Nous avançons, mine de rien ! Tu reconnais que la date du 3 octobre n'a d'autre référence que le JO du 18. Reste à reconnaître que la dictature de Vichy ne recule pas devant le mensonge et nous serons rendus : lorsque ce JO est pièce unique, l'info est douteuse -> plus aucune raison de parler de statut du 3; on ne va pas non plus le dater du 1er, jour où il est secret et humblement soumis à la censure de l'occupant. "Statut du 18 octobre" reste seul en lice. Et on évite définitivement que des gens d'aussi bonne foi que Lucie Aubrac racontent des licenciements de collègues juifs, en application du statut, dans la première quinzaine d'octobre. Il y en a peut-être eu, mais pas en application du statut.
Tu ne vois pas où Lambauer dément Paxton ? Relis tranquillement la citation et trouve-m'en une où l'Américain évoque, pour l'année 1940, la moindre "interdépendance franco-allemande en matière de politique antisémite".

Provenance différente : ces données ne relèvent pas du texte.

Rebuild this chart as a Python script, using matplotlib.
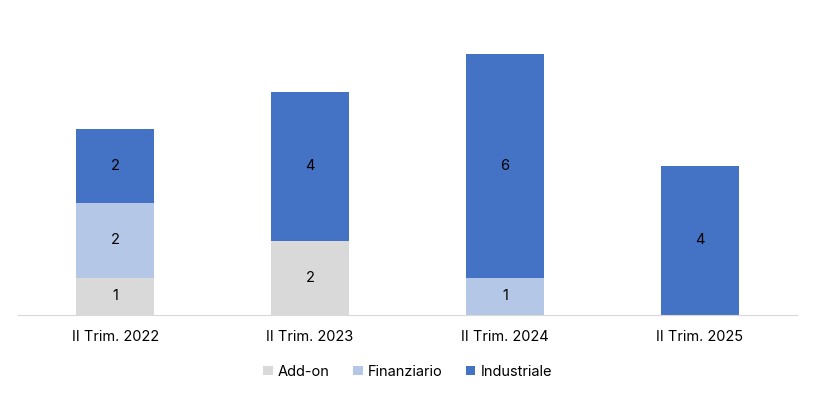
import numpy as np
import matplotlib.pyplot as plt

plt.rcParams['font.family'] = ['Inter', 'DejaVu Sans']

categories = ['II Trim. 2022', 'II Trim. 2023', 'II Trim. 2024', 'II Trim. 2025']
addon = [1, 2, 0, 0]
finanziario = [2, 0, 1, 0]
industriale = [2, 4, 6, 4]

series = [('Add-on', addon, '#D9D9D9'),
          ('Finanziario', finanziario, '#B4C7E7'),
          ('Industriale', industriale, '#4472C4')]

fig = plt.figure(figsize=(8.14, 3.94), dpi=100)
ax = fig.add_axes([18/814, 79/394, 779/814, 298/394])

x = np.arange(len(categories))
bottom = np.zeros(len(categories))
for name, vals, col in series:
    vals = np.array(vals, dtype=float)
    bars = ax.bar(x, vals, 0.4, bottom=bottom, color=col, label=name)
    for rect, v in zip(bars, vals):
        if v > 0:
            ax.text(rect.get_x() + rect.get_width()/2, rect.get_y() + v/2, f'{int(v)}',
                    ha='center', va='center', fontsize=10.5, color='black')
    bottom += vals

ax.set_xlim(-0.5, 3.5)
ax.set_ylim(0, 8)
ax.set_xticks(x)
ax.set_xticklabels(categories, fontsize=10.5)
ax.tick_params(axis='x', length=0, pad=11)
ax.set_yticks([])
for s in ['top', 'right', 'left']:
    ax.spines[s].set_visible(False)
ax.spines['bottom'].set_color('#D9D9D9')

ax.legend(loc='center', bbox_to_anchor=(0.5, -0.19), ncol=3, frameon=False,
          fontsize=10.5, handlelength=0.65, handleheight=0.65, handletextpad=0.35,
          columnspacing=1.6)

plt.savefig('out.png', dpi=100)
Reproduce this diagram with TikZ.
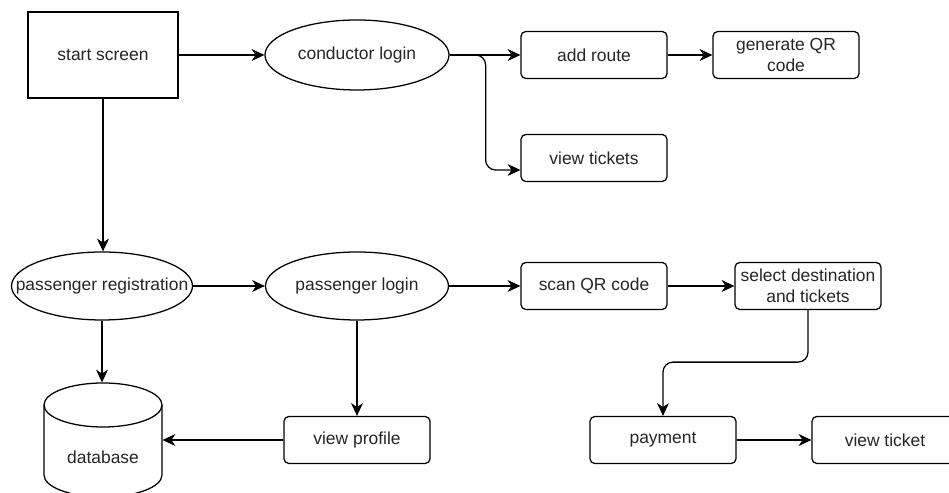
\documentclass[tikz,border=0pt]{standalone}
\usepackage{fontspec}
\setmainfont{Liberation Sans}
\usetikzlibrary{shapes,arrows.meta}

\tikzset{
  every node/.style={font=\fontsize{12.4}{14.7}\selectfont, text=black!85},
  box/.style={draw, rounded corners=1.2mm, minimum width=36.5mm, minimum height=11.75mm, inner sep=0pt, align=center},
  oval/.style={draw, ellipse, inner sep=0pt, minimum height=17mm},
  flow/.style={-{Stealth[length=3.2mm,width=3mm,inset=1mm]}},
}

\begin{document}
\begin{tikzpicture}[x=0.25mm, y=0.25mm, line width=0.9pt]
%      \draw[help lines] (0,0) grid[step=50] (949,493);
      \useasboundingbox (0,0) rectangle (949,493);

      % conductor side
      \node[draw, minimum width=37.5mm, minimum height=21.5mm, inner sep=0pt] (start) at (103,438) {start screen};
      \node[oval, minimum width=46mm, minimum height=17.5mm] (cl) at (357,438) {\makebox[0pt]{conductor login}};
      \node[box] (addr) at (594,438) {add route};
      \node[box] (genqr) at (786,438) {generate QR\\code};
      \node[box] (vtk) at (594,335) {view tickets};
      \coordinate (vtin) at ([yshift=-3mm]vtk.west);

      % passenger side
      \node[oval, minimum width=45.25mm] (preg) at (102,207) {\makebox[0pt]{passenger registration}};
      \node[oval, minimum width=45.75mm] (pl) at (357,207) {\makebox[0pt]{passenger login}};
      \node[box] (scan) at (594,207) {scan QR code};
      \node[box] (seld) at (808,207) {select destination\\and tickets};
      \node[box] (vp) at (357,53) {view profile};
      \node[box] (pay) at (663,53) {payment};
      \node[box] (vt) at (885,53) {view ticket};

      % database
      \node[minimum width=29.5mm, minimum height=37mm] (db) at (103,36) {database};
      \draw (44,88) -- (44,18) arc[start angle=180, end angle=360, x radius=14.75mm, y radius=5.5mm] -- (162,88);
      \draw (103,88) ellipse [x radius=14.75mm, y radius=5.5mm];

      \draw[flow] (start) -- (cl);
      \draw[flow] (cl) -- (addr);
      \draw[flow] (addr) -- (genqr);
      \draw[flow, rounded corners=2.5mm] (cl.east) -- ++(36,0) |- (vtin);
      \draw[flow] (start.south) -- (start.south |- preg.north);
      \draw[flow] (preg) -- (pl);
      \draw[flow] (pl) -- (scan);
      \draw[flow] (scan) -- (seld);
      \draw[flow, rounded corners=2.5mm] (seld.south) -- ++(0,-52) -| (pay.north);
      \draw[flow] (pay) -- (vt);
      \draw[flow] (pl) -- (vp);
      \draw[flow] (vp.west) -- (vp.west -| db.east);
      \draw[flow] (preg.south) -- (preg.south |- db.north);
\end{tikzpicture}
\end{document}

Tu te méprends sur la portée du livre de Chambrun à partir de sa date et de son auteur : il est publié en 1984 mais la citation est de 1945, et de Laval lui-même, répondant à l'acte d'accusation.
Les "dénaturalisations de 1938" me sont inconnues. Daigne éclairer ma lanterne.
Encore une fois, la politique des gouvernements Daladier et Reynaud a des relents xénophobes qui peuvent amener à persécuter (d'une manière très "soft" par rapport à ce qui va suivre) des Juifs fraîchement immigrés, mais rien de spécifiquement antisémite... et elle a d'ailleurs aussi des motivations de politique extérieure : le problème de ces gens c'est que la guerre ils ne la font pas et que l'hitlérisme ils ne font rien de concret contre, alors qu'il menace à très court terme la survie de leur patrie. Alors il faut bien faire semblant, au moyen de la politique intérieure : révocation des instits grévistes du 30 novembre 38 au motif que dans une période pareille la grève est un crime de lèse-patrie, surveillance des étrangers etc.
Bref là encore, prétendre que la IIIème République était en train de tourner à la dictature antisémite sans tenir compte du contexte international en général et des manoeuvres hitlériennes en particulier, c'est non seulement une assimilation très abusive de deux périodes que le cataclysme du printemps 40 rend radicalement différentes, mais c'est de l'histoire à courte vue, voire du racisme anti-français.
Ce qui peut-être contribue à t'abuser, c'est le besoin qu'on les vichystes, vis-à-vis de leur propre opinion publique, comme des Anglo-Saxons, de ne pas paraître imiter servilement l'Allemagne. D'où une grande insistance sur le côté "français" des mesures. D'où peut-être aussi cette "aggravation" par rapport aux lois de Nuremberg, qu'il faut relativiser : il s'agit uniquement de la question du conjoint (qui n'a besoin que de deux grands-parents juifs pour l'être lui-même, si son conjoint en a trois; en ces temps endogamiques, la portée concrète doit être assez restreinte). Dans ce cas l'avantage est double : accréditer la légende d'une législation spécifiquement française, tout en séduisant encore plus l'occupant. Ou en l'espérant, car tu as raison de dire que l'occupant n'est pas ravi. Mais attention, là encore, aux jeux de rôles et au jeu tout court ! Le jeu hitlérien n'est pas de nazifier la France de Vichy mais de la maintenir dans un entre-deux où elle bosse et ne bouge pas.